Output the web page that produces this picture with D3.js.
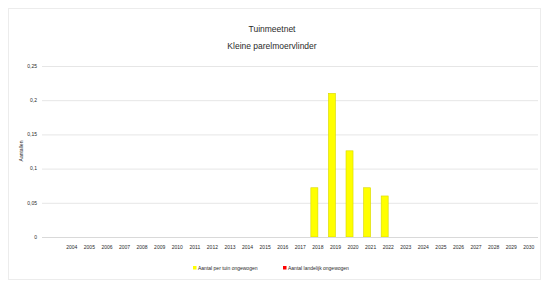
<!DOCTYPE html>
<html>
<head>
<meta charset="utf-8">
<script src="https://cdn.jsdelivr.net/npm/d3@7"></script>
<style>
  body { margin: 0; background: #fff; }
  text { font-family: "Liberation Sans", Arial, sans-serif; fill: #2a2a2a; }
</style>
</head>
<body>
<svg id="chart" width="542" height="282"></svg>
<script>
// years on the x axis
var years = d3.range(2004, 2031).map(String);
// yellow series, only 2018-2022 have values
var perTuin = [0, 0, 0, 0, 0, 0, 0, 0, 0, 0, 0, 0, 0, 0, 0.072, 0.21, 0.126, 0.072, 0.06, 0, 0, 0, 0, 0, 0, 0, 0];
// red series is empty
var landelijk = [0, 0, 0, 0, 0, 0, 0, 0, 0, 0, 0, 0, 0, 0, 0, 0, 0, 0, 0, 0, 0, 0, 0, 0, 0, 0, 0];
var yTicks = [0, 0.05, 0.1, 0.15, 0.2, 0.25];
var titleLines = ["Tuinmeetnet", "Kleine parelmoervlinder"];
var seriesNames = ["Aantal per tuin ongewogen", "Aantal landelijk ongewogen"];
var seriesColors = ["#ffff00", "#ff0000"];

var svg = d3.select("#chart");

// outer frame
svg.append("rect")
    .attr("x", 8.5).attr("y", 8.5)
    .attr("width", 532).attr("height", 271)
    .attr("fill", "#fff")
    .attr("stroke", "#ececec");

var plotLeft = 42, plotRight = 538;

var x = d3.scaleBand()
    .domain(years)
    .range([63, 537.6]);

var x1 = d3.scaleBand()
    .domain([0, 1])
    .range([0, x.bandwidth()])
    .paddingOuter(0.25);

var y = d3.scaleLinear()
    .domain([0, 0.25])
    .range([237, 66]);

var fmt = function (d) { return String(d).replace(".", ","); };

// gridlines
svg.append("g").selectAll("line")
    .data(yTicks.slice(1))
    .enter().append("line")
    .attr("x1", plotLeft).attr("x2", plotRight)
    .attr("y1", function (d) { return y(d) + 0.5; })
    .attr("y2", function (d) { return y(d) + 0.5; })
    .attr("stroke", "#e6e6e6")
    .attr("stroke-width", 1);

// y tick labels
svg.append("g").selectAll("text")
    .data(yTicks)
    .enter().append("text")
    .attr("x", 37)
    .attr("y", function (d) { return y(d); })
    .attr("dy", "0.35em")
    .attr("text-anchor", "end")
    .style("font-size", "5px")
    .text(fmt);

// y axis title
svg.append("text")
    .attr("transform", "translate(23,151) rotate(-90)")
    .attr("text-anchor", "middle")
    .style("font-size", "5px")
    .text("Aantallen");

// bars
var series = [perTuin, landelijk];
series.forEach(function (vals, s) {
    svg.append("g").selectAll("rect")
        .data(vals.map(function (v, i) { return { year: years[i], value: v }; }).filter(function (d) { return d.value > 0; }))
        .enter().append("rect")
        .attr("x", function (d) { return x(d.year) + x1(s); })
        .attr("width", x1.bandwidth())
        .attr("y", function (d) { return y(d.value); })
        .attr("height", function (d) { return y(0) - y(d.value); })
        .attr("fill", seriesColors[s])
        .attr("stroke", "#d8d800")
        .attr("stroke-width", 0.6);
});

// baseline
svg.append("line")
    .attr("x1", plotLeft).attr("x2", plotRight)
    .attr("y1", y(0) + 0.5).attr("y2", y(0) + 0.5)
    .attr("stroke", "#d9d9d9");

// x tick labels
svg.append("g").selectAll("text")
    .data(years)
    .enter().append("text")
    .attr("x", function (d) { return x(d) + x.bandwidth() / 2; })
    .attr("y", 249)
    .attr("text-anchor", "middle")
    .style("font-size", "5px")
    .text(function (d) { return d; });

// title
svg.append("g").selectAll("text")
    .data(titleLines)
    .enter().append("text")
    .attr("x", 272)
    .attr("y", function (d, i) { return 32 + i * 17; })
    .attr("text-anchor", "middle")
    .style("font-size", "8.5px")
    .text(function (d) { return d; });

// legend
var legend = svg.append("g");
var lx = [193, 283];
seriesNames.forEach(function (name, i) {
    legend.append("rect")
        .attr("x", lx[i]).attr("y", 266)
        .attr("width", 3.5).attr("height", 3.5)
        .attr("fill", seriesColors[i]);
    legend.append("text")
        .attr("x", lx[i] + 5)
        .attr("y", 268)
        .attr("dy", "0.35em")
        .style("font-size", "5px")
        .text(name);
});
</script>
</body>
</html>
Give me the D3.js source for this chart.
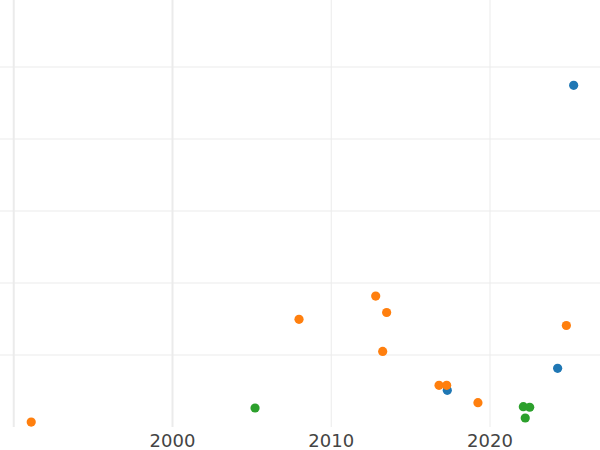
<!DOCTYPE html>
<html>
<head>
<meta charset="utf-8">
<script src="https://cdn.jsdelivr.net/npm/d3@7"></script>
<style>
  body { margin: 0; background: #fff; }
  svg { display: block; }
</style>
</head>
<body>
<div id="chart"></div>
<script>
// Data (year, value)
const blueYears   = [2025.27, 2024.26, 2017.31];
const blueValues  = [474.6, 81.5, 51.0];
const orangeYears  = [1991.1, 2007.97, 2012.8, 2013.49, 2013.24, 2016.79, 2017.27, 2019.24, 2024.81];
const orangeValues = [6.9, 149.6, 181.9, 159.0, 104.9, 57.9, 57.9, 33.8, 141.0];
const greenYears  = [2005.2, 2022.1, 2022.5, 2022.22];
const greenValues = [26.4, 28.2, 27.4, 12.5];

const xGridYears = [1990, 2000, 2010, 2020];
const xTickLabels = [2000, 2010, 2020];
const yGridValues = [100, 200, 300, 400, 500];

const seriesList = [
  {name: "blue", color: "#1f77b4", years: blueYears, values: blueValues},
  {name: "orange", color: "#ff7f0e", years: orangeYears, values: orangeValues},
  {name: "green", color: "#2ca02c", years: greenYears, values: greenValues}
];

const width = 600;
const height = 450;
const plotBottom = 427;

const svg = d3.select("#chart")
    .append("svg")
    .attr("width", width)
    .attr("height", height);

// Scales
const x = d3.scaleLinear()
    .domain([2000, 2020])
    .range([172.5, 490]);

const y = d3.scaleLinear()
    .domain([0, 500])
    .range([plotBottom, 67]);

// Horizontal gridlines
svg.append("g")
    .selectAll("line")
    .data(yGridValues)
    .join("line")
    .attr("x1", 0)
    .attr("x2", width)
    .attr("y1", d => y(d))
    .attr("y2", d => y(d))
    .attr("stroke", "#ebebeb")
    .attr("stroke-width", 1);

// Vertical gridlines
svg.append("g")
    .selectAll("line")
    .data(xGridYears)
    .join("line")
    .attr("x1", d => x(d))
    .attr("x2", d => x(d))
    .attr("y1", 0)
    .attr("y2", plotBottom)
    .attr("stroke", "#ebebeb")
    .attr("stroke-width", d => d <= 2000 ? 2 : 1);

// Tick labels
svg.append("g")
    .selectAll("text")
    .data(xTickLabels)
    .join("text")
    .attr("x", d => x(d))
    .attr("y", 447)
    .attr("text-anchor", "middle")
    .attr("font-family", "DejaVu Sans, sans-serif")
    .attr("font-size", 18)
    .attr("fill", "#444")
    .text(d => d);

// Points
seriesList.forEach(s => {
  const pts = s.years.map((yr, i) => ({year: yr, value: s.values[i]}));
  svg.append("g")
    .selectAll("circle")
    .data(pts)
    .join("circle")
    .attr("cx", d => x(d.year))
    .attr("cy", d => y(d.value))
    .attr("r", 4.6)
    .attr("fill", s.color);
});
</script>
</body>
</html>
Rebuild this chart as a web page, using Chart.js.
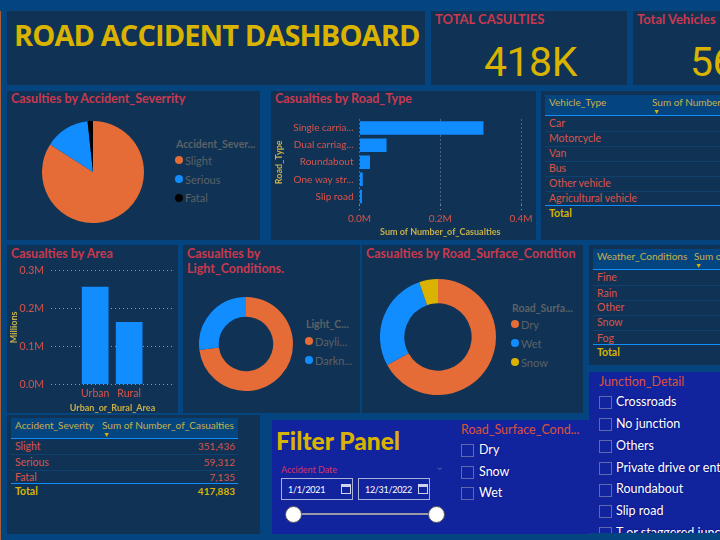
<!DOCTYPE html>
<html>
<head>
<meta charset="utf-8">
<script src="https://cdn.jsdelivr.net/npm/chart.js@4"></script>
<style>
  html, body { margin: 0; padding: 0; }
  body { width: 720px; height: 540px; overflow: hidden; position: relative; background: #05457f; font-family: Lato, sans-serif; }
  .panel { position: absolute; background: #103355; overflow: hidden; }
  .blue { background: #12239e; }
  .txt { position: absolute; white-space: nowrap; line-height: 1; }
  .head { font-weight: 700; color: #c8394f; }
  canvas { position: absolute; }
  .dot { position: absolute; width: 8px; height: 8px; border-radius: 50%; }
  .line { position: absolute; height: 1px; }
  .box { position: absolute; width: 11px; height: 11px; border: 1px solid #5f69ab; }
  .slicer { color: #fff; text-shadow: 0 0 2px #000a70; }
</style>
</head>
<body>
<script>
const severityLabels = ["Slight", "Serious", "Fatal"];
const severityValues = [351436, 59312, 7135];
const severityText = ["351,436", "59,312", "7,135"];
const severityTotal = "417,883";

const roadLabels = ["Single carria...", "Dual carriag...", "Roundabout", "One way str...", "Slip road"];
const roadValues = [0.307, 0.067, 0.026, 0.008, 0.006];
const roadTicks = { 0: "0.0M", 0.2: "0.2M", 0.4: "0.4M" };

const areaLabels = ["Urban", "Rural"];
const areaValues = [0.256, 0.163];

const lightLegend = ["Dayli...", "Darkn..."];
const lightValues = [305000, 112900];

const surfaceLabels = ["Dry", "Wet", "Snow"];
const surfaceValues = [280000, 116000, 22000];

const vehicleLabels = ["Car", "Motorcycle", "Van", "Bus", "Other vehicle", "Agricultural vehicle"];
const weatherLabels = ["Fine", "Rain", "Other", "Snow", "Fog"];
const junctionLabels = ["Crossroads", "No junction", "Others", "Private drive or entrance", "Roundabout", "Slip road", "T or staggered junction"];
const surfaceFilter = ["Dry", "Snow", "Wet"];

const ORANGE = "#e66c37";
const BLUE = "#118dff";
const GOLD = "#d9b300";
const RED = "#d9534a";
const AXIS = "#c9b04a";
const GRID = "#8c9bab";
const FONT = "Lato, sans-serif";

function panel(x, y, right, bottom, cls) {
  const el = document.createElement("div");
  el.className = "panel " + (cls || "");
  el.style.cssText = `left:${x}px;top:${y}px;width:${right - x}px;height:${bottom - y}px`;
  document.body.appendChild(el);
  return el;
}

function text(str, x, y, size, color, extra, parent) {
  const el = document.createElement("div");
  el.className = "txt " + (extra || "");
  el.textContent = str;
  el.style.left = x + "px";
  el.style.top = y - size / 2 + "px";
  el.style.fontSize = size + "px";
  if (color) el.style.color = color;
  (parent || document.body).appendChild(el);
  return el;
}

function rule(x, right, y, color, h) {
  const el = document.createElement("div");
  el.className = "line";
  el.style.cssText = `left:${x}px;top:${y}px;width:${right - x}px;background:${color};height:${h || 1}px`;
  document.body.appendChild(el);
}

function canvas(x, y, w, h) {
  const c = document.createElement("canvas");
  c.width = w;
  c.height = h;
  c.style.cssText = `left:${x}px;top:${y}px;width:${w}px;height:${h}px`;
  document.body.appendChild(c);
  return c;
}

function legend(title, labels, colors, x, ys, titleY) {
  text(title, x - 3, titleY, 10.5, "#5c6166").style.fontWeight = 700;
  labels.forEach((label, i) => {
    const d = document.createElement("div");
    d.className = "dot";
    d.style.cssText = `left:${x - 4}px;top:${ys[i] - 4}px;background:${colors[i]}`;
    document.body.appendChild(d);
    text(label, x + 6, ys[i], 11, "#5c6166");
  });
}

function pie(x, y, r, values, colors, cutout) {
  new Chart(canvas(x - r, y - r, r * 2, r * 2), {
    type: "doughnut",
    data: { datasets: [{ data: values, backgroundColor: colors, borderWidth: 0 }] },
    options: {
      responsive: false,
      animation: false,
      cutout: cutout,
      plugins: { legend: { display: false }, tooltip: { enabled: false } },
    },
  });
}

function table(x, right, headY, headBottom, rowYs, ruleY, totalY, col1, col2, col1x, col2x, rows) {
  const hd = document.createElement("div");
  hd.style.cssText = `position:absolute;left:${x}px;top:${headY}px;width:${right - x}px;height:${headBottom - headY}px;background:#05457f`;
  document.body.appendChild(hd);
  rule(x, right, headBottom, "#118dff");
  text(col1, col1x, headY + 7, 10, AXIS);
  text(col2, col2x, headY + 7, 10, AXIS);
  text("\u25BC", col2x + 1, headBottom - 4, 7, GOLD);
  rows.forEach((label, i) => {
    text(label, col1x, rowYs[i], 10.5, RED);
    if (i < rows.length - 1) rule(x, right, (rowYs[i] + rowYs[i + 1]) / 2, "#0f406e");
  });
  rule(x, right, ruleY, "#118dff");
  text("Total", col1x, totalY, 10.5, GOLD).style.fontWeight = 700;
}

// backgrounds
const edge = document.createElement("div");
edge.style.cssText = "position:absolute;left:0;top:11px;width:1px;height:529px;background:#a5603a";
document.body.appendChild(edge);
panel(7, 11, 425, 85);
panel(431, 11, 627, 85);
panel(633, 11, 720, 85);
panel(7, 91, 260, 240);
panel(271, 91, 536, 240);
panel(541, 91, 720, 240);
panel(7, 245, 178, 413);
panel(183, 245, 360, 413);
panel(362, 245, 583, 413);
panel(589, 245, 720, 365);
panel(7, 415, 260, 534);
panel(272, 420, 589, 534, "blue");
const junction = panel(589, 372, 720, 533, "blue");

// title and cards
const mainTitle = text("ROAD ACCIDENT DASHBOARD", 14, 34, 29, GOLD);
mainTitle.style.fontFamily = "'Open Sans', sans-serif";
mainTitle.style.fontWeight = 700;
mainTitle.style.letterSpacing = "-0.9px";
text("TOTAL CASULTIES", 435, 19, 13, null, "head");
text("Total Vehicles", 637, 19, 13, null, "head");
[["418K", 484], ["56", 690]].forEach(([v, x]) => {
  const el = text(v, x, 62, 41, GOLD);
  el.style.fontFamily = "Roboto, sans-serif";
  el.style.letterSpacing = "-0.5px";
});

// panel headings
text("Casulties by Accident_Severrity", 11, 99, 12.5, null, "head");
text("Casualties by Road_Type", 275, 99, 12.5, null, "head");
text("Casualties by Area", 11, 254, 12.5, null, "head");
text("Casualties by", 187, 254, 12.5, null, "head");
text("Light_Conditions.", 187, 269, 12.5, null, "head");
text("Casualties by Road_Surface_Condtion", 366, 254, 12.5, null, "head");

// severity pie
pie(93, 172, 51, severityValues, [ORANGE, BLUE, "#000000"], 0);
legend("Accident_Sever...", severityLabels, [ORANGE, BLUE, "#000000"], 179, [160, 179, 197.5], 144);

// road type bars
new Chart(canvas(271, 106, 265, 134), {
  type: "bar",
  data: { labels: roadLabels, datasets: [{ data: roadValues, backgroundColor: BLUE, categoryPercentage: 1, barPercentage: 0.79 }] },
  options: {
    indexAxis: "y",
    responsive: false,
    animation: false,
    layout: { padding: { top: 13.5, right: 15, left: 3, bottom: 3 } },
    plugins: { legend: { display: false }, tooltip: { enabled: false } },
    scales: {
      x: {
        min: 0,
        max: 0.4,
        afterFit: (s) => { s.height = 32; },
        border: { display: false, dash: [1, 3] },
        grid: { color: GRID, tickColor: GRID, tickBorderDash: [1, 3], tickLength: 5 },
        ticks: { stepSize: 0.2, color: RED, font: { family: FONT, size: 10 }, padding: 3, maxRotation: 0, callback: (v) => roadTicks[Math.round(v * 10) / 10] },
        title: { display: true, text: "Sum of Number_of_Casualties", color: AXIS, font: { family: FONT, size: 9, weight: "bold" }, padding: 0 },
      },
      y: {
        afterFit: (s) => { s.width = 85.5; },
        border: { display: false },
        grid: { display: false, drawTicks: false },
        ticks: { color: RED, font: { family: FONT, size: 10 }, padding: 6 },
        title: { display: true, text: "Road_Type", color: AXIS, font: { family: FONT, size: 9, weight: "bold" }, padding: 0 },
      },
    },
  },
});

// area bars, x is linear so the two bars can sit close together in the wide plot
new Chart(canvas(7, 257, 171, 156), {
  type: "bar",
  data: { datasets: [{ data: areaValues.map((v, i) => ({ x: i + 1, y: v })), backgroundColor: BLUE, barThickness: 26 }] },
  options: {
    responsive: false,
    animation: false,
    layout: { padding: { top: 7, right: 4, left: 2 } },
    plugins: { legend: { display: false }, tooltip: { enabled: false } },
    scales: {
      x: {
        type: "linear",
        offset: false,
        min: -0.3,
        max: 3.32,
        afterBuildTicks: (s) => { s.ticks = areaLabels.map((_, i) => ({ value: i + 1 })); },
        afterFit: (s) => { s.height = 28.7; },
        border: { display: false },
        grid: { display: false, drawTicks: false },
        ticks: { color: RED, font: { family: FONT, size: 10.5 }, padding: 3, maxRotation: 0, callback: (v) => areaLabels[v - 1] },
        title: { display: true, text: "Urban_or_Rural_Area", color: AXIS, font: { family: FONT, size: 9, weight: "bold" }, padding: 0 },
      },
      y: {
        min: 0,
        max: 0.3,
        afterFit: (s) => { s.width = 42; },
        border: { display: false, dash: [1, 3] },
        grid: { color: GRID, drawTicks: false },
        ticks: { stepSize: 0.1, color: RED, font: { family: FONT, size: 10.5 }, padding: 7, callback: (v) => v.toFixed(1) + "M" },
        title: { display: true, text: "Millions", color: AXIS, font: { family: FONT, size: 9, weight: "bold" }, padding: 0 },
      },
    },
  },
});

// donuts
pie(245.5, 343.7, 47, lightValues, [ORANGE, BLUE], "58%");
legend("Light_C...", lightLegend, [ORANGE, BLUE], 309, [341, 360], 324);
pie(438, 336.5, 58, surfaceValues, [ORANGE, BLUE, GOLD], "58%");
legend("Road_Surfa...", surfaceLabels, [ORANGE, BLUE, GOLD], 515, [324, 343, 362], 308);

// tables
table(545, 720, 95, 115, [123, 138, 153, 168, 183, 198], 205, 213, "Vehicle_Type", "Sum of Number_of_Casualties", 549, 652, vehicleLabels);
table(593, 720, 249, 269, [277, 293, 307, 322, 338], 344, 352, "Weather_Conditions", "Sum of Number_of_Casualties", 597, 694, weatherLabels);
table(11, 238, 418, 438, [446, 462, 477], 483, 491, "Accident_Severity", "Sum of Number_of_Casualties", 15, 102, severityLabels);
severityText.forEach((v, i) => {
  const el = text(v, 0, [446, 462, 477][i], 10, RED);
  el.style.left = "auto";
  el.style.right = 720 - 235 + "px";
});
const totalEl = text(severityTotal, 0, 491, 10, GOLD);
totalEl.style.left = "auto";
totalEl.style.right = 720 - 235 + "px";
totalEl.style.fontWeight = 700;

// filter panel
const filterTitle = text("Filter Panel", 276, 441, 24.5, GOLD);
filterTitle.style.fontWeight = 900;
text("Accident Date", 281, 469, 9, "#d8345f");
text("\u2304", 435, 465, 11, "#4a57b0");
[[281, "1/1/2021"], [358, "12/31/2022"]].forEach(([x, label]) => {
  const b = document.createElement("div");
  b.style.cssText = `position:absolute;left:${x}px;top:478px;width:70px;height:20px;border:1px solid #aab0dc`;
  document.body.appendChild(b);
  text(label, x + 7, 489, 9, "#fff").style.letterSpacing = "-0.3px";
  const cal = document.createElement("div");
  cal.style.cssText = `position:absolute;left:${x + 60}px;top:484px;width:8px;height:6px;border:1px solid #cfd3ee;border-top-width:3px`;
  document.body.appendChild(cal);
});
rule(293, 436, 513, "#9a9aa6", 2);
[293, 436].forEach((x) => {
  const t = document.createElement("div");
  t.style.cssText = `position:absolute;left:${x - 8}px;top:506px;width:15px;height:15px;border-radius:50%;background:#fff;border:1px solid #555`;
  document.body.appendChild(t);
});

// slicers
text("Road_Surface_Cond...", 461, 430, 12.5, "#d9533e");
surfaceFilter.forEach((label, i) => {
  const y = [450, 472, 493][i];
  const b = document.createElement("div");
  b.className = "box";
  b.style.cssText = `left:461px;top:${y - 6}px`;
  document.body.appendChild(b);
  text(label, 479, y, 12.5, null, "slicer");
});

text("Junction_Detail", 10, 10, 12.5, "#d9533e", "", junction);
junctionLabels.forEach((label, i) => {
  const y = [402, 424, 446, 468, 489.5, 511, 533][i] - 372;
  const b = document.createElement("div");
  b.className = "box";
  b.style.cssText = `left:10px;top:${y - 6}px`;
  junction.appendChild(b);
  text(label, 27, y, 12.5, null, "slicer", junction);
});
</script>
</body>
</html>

_Goal_
Go through the records and copy each line with "this" in it.

_Written response_
Output the web page that produces this picture with D3.js.
Give me the D3.js source for this chart.
Rebuild this chart as a web page, using Chart.js.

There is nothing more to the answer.